ML: In my interviews, I’ve been using the word “I” many times but actually I’ve been making most of my films together with Israel Seoane – director of photography and co-joker. Israel is more than a photographer, he’s the guy I talk to materialize my dreams and abstract shit in tangible images and jokes. The fact is that I’ve been making films with my friends and family. For instance, Jesus Christ is my brother Guille, which makes me laugh because he could be the real Jesus under the circumstances. My brother is quite nice. So we don’t really know when a new project starts or when is an old project finishing. I live in a continuum of conversations, jokes, experiments and readings. I don’t remember when I told Israel to start making the Jesus. I remember that one day we were animating Guille and Agu like puppets and it was 28 degrees Fahrenheit at my cousin’s.
DC: Would you make a completely animated film?
ML: Yes, why not. Jesus Shows You… was intended to be an animated film using humans as puppets but after 10 days of shooting we discovered that we had 2 minutes of footage. We realized that we won’t survive the 260 years shooting period, that it was going to be like building a Gothic cathedral that somebody completes centuries later and we said: OK, fuck the animation. Let’s do some real motion. But imagine that you can have 30 or 40 people on the crew drawing or moving puppets like the Pharaohs had. That would be luxury! Well, they were mostly slaves but… I’ll be sitting there and watching how they work. The good thing about these big productions is that you don’t have to do anything. You just sit and see how the crew works. Pure joy. And then they put your name on the screen and it’s so huge, in an inverse proportion of your work.
DC: How did the film find a home with the Arrow Video Channel? I’m glad genre fans still have a way to see your movie.

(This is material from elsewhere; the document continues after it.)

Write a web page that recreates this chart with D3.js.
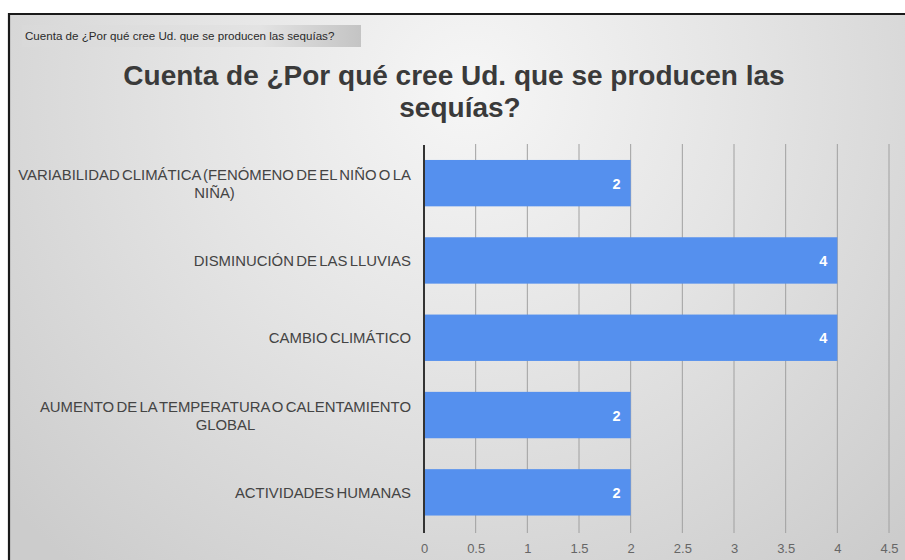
<!DOCTYPE html>
<html>
<head>
<meta charset="utf-8">
<script src="https://cdn.jsdelivr.net/npm/d3@7"></script>
<style>
  html, body { margin: 0; padding: 0; background: #fff; }
  svg { display: block; font-family: "Liberation Sans", Arial, sans-serif; }
</style>
</head>
<body>
<svg id="chart" width="905" height="560"></svg>
<script>
// Data
const categories = [
  "VARIABILIDAD CLIMÁTICA (FENÓMENO DE EL NIÑO O LA NIÑA)",
  "DISMINUCIÓN DE LAS LLUVIAS",
  "CAMBIO CLIMÁTICO",
  "AUMENTO DE LA TEMPERATURA O CALENTAMIENTO GLOBAL",
  "ACTIVIDADES HUMANAS"
];
const counts = [2, 4, 4, 2, 2];
const xTicks = [0, 0.5, 1, 1.5, 2, 2.5, 3, 3.5, 4, 4.5];
const titleLines = ["Cuenta de ¿Por qué cree Ud. que se producen las", "sequías?"];
const fieldLabel = "Cuenta de ¿Por qué cree Ud. que se producen las sequías?";

const svg = d3.select("#chart");
const W = 905, H = 560;

// Background gradients
const defs = svg.append("defs");
const bg = defs.append("radialGradient").attr("id", "bg")
  .attr("gradientUnits", "userSpaceOnUse")
  .attr("cx", 470).attr("cy", 90).attr("r", 620);
bg.append("stop").attr("offset", "0").attr("stop-color", "#f6f6f6");
bg.append("stop").attr("offset", "0.45").attr("stop-color", "#e4e4e4");
bg.append("stop").attr("offset", "1").attr("stop-color", "#cccccc");

const chip = defs.append("linearGradient").attr("id", "chip")
  .attr("x1", 0).attr("x2", 1).attr("y1", 0).attr("y2", 0);
chip.append("stop").attr("offset", "0").attr("stop-color", "#d9d9d9");
chip.append("stop").attr("offset", "0.7").attr("stop-color", "#e3e3e3");
chip.append("stop").attr("offset", "1").attr("stop-color", "#c4c4c4");

// Panel with dark frame on top and left
svg.append("rect").attr("x", 9).attr("y", 14).attr("width", W - 9).attr("height", H - 14)
  .attr("fill", "url(#bg)");
svg.append("path").attr("d", `M9,${H} V14 H${W}`)
  .attr("fill", "none").attr("stroke", "#1a1a1a").attr("stroke-width", 2.2);

// Field chip
svg.append("rect").attr("x", 22).attr("y", 25).attr("width", 339).attr("height", 22)
  .attr("fill", "url(#chip)");
svg.append("text").attr("x", 25).attr("y", 40)
  .attr("font-size", 11.6).attr("fill", "#2a2a2a").text(fieldLabel);

// Title
svg.append("g").selectAll("text").data(titleLines).join("text")
  .attr("x", (d, i) => i === 0 ? 454 : 460).attr("y", (d, i) => 85 + i * 32)
  .attr("text-anchor", "middle")
  .attr("font-size", 28).attr("font-weight", "bold").attr("fill", "#3a3a3a")
  .text(d => d);

// Scales
const x = d3.scaleLinear().domain([0, 4.5]).range([424, 889]);
const y = d3.scaleBand().domain(categories).range([144.5, 531]).paddingInner(0.4).paddingOuter(0.2);

// Gridlines
svg.append("g").selectAll("line").data(xTicks.filter(t => t > 0)).join("line")
  .attr("x1", d => x(d)).attr("x2", d => x(d))
  .attr("y1", 144).attr("y2", 533)
  .attr("stroke", "#a0a0a0").attr("stroke-width", 1);

// Bars
svg.append("g").selectAll("rect").data(categories).join("rect")
  .attr("x", x(0)).attr("y", d => y(d))
  .attr("width", (d, i) => x(counts[i]) - x(0))
  .attr("height", y.bandwidth())
  .attr("fill", "#5590ee");

// Value labels
svg.append("g").selectAll("text").data(categories).join("text")
  .attr("x", (d, i) => x(counts[i]) - 10)
  .attr("y", d => y(d) + y.bandwidth() / 2 + 5.5)
  .attr("text-anchor", "end")
  .attr("font-size", 14.5).attr("font-weight", "bold").attr("fill", "#ffffff")
  .text((d, i) => counts[i]);

// Zero axis line
svg.append("line").attr("x1", x(0)).attr("x2", x(0)).attr("y1", 145).attr("y2", 533)
  .attr("stroke", "#333").attr("stroke-width", 2);

// X tick labels
const xAxis = d3.axisBottom(x).tickValues(xTicks).tickSize(0).tickPadding(0)
  .tickFormat(d3.format("~g"));
const gx = svg.append("g").attr("transform", "translate(0,544)").call(xAxis);
gx.select(".domain").remove();
gx.selectAll("text").attr("font-size", 13).attr("fill", "#666")
  .attr("font-family", "'Liberation Sans', Arial, sans-serif");

// Category labels, wrapped and centred on each line, right-aligned as a block
const labelRight = 411, maxW = 400, lineH = 18, fs = 14.9;
const gy = svg.append("g");
const styleLabel = s => s.attr("font-size", fs).attr("word-spacing", -1.8);
categories.forEach(cat => {
  const words = cat.split(" ");
  const probe = gy.append("text").call(styleLabel);
  const lines = [];
  let cur = "";
  words.forEach(w => {
    const t = cur ? cur + " " + w : w;
    probe.text(t);
    if (probe.node().getComputedTextLength() > maxW && cur) { lines.push(cur); cur = w; }
    else cur = t;
  });
  lines.push(cur);
  const widths = lines.map(l => { probe.text(l); return probe.node().getComputedTextLength(); });
  probe.remove();
  const blockW = d3.max(widths);
  const cx = labelRight - blockW / 2;
  const cy = y(cat) + y.bandwidth() / 2;
  const y0 = cy - (lines.length - 1) * lineH / 2 + 5.5;
  gy.selectAll(null).data(lines).join("text")
    .attr("x", cx).attr("y", (d, i) => y0 + i * lineH)
    .attr("text-anchor", "middle").call(styleLabel).attr("fill", "#444")
    .text(d => d);
});
</script>
</body>
</html>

ML: So what happened is that we screened the film at Fantasia Film Festival and among the audience was Jason Klorfein – an agent from Gersh. And you know, these people have contacts everywhere, not like the poor filmmakers that are lost in the worlds of numbers, poverty, failed visions and ego. Jason believed that the film must be watched and contacted Arrow Video. And they were so happy about the film and we were even happier because they were happy and everybody was happy and it’s a happy ending with some caution and a mysterious sign that says “to be continued”.